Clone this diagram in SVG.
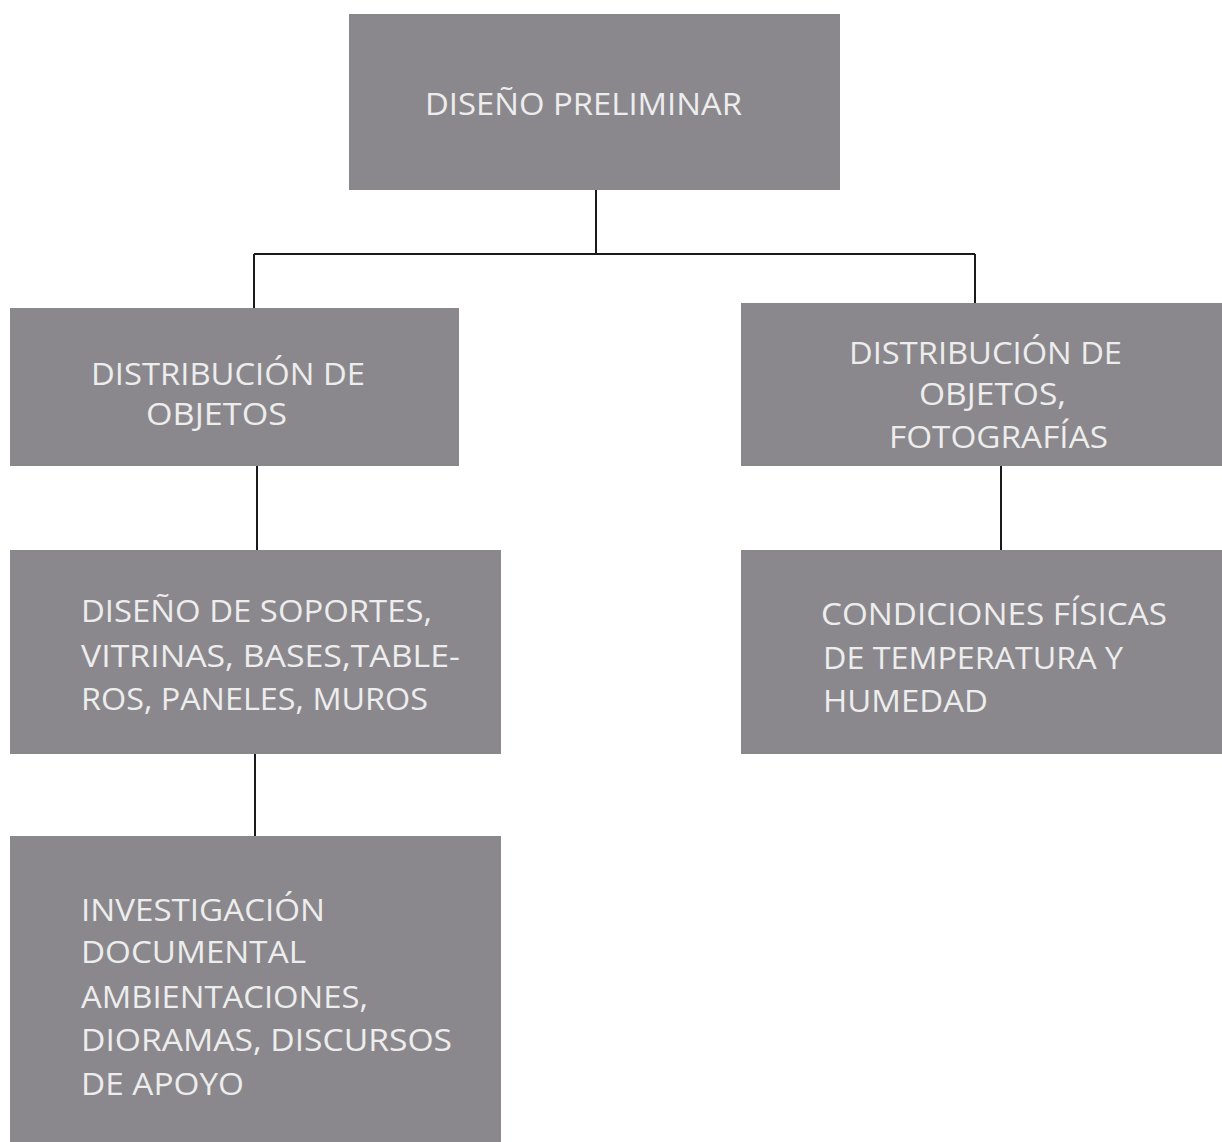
<svg xmlns="http://www.w3.org/2000/svg" width="1222" height="1142" viewBox="0 0 1222 1142">
<style>
.box{fill:#8a888c;}
.t{font-family:"Open Sans","Liberation Sans",sans-serif;font-size:31px;fill:#ededed;}
.c{stroke:#1a1a1a;stroke-width:2;fill:none;}
</style>
<rect width="1222" height="1142" fill="#ffffff"/>
<g id="connectors">
<path class="c" d="M596,190 V254 M254,254 H975 M254,254 V308 M975,254 V303"/>
<path class="c" d="M257,466 V550"/>
<path class="c" d="M1001,466 V550"/>
<path class="c" d="M255,754 V836"/>
</g>
<g id="n_top">
<rect class="box" x="349" y="14" width="491" height="176"/>
<text class="t" x="425" y="115" textLength="317" lengthAdjust="spacingAndGlyphs">DISEÑO PRELIMINAR</text>
</g>
<g id="n_left1">
<rect class="box" x="10" y="308" width="449" height="158"/>
<text class="t" x="91" y="385" textLength="274" lengthAdjust="spacingAndGlyphs">DISTRIBUCIÓN DE</text>
<text class="t" x="146" y="425" textLength="141" lengthAdjust="spacingAndGlyphs">OBJETOS</text>
</g>
<g id="n_right1">
<rect class="box" x="741" y="303" width="481" height="163"/>
<text class="t" x="849" y="364" textLength="273" lengthAdjust="spacingAndGlyphs">DISTRIBUCIÓN DE</text>
<text class="t" x="919" y="405" textLength="147" lengthAdjust="spacingAndGlyphs">OBJETOS,</text>
<text class="t" x="889" y="448" textLength="219" lengthAdjust="spacingAndGlyphs">FOTOGRAFÍAS</text>
</g>
<g id="n_left2">
<rect class="box" x="10" y="550" width="491" height="204"/>
<text class="t" x="81" y="622" textLength="351" lengthAdjust="spacingAndGlyphs">DISEÑO DE SOPORTES,</text>
<text class="t" x="81" y="667" textLength="379" lengthAdjust="spacingAndGlyphs">VITRINAS, BASES,TABLE-</text>
<text class="t" x="81" y="710" textLength="347" lengthAdjust="spacingAndGlyphs">ROS, PANELES, MUROS</text>
</g>
<g id="n_right2">
<rect class="box" x="741" y="550" width="481" height="204"/>
<text class="t" x="821" y="625" textLength="346" lengthAdjust="spacingAndGlyphs">CONDICIONES FÍSICAS</text>
<text class="t" x="823" y="669" textLength="300" lengthAdjust="spacingAndGlyphs">DE TEMPERATURA Y</text>
<text class="t" x="823" y="712" textLength="165" lengthAdjust="spacingAndGlyphs">HUMEDAD</text>
</g>
<g id="n_left3">
<rect class="box" x="10" y="836" width="491" height="306"/>
<text class="t" x="81" y="921" textLength="244" lengthAdjust="spacingAndGlyphs">INVESTIGACIÓN</text>
<text class="t" x="81" y="963" textLength="225" lengthAdjust="spacingAndGlyphs">DOCUMENTAL</text>
<text class="t" x="81" y="1008" textLength="287" lengthAdjust="spacingAndGlyphs">AMBIENTACIONES,</text>
<text class="t" x="81" y="1051" textLength="371" lengthAdjust="spacingAndGlyphs">DIORAMAS, DISCURSOS</text>
<text class="t" x="81" y="1095" textLength="163" lengthAdjust="spacingAndGlyphs">DE APOYO</text>
</g>
</svg>
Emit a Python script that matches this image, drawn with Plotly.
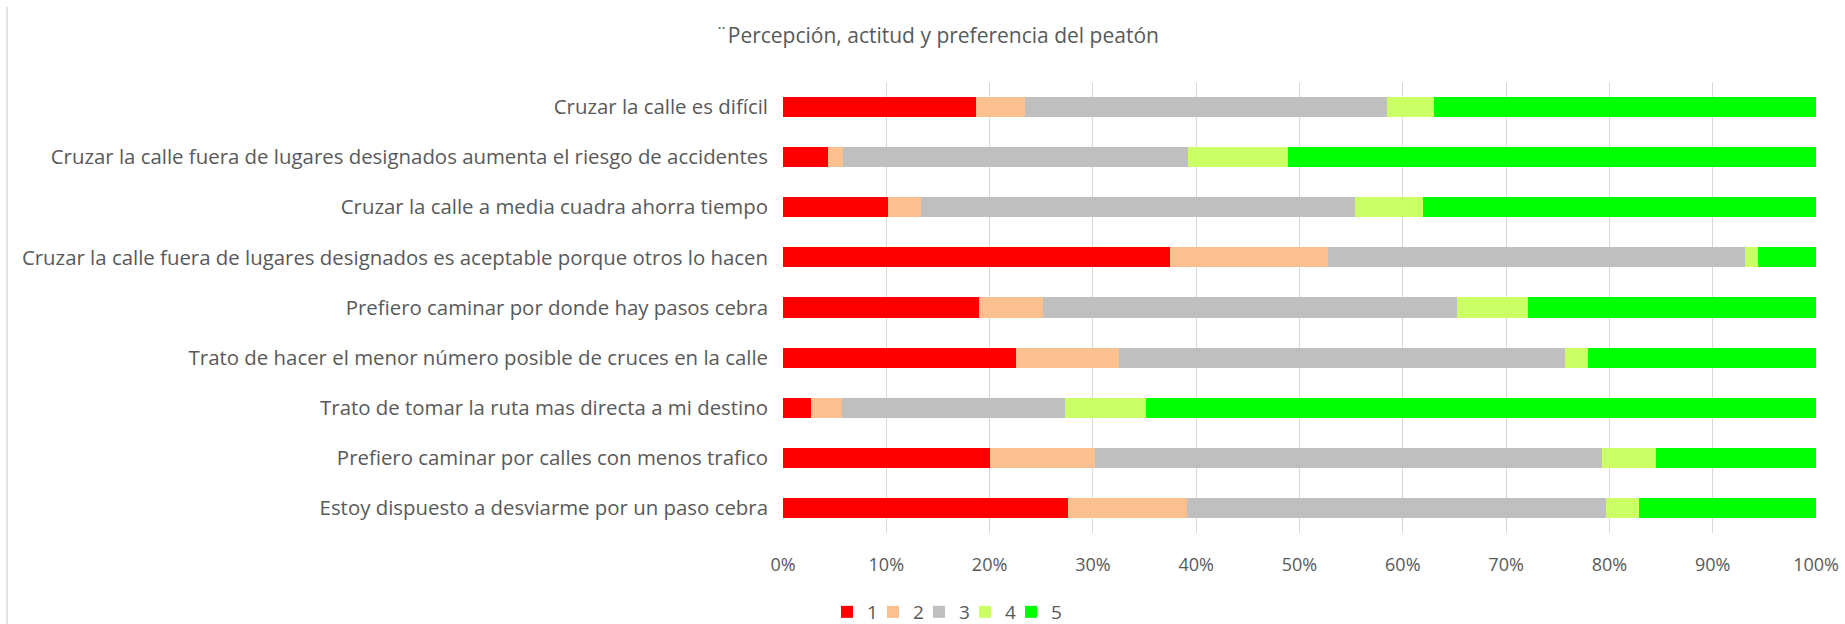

------

WHAT IS REQUIRED: Extract the full listing above verbatim; pictures are to be left out of the copy.

THE OUTPUT:
Clone this diagram in SVG.
<svg xmlns="http://www.w3.org/2000/svg" width="1222" height="1142" viewBox="0 0 1222 1142">
<style>
.box{fill:#8a888c;}
.t{font-family:"Open Sans","Liberation Sans",sans-serif;font-size:31px;fill:#ededed;}
.c{stroke:#1a1a1a;stroke-width:2;fill:none;}
</style>
<rect width="1222" height="1142" fill="#ffffff"/>
<g id="connectors">
<path class="c" d="M596,190 V254 M254,254 H975 M254,254 V308 M975,254 V303"/>
<path class="c" d="M257,466 V550"/>
<path class="c" d="M1001,466 V550"/>
<path class="c" d="M255,754 V836"/>
</g>
<g id="n_top">
<rect class="box" x="349" y="14" width="491" height="176"/>
<text class="t" x="425" y="115" textLength="317" lengthAdjust="spacingAndGlyphs">DISEÑO PRELIMINAR</text>
</g>
<g id="n_left1">
<rect class="box" x="10" y="308" width="449" height="158"/>
<text class="t" x="91" y="385" textLength="274" lengthAdjust="spacingAndGlyphs">DISTRIBUCIÓN DE</text>
<text class="t" x="146" y="425" textLength="141" lengthAdjust="spacingAndGlyphs">OBJETOS</text>
</g>
<g id="n_right1">
<rect class="box" x="741" y="303" width="481" height="163"/>
<text class="t" x="849" y="364" textLength="273" lengthAdjust="spacingAndGlyphs">DISTRIBUCIÓN DE</text>
<text class="t" x="919" y="405" textLength="147" lengthAdjust="spacingAndGlyphs">OBJETOS,</text>
<text class="t" x="889" y="448" textLength="219" lengthAdjust="spacingAndGlyphs">FOTOGRAFÍAS</text>
</g>
<g id="n_left2">
<rect class="box" x="10" y="550" width="491" height="204"/>
<text class="t" x="81" y="622" textLength="351" lengthAdjust="spacingAndGlyphs">DISEÑO DE SOPORTES,</text>
<text class="t" x="81" y="667" textLength="379" lengthAdjust="spacingAndGlyphs">VITRINAS, BASES,TABLE-</text>
<text class="t" x="81" y="710" textLength="347" lengthAdjust="spacingAndGlyphs">ROS, PANELES, MUROS</text>
</g>
<g id="n_right2">
<rect class="box" x="741" y="550" width="481" height="204"/>
<text class="t" x="821" y="625" textLength="346" lengthAdjust="spacingAndGlyphs">CONDICIONES FÍSICAS</text>
<text class="t" x="823" y="669" textLength="300" lengthAdjust="spacingAndGlyphs">DE TEMPERATURA Y</text>
<text class="t" x="823" y="712" textLength="165" lengthAdjust="spacingAndGlyphs">HUMEDAD</text>
</g>
<g id="n_left3">
<rect class="box" x="10" y="836" width="491" height="306"/>
<text class="t" x="81" y="921" textLength="244" lengthAdjust="spacingAndGlyphs">INVESTIGACIÓN</text>
<text class="t" x="81" y="963" textLength="225" lengthAdjust="spacingAndGlyphs">DOCUMENTAL</text>
<text class="t" x="81" y="1008" textLength="287" lengthAdjust="spacingAndGlyphs">AMBIENTACIONES,</text>
<text class="t" x="81" y="1051" textLength="371" lengthAdjust="spacingAndGlyphs">DIORAMAS, DISCURSOS</text>
<text class="t" x="81" y="1095" textLength="163" lengthAdjust="spacingAndGlyphs">DE APOYO</text>
</g>
</svg>
Emit a Python script that matches this image, drawn with Plotly.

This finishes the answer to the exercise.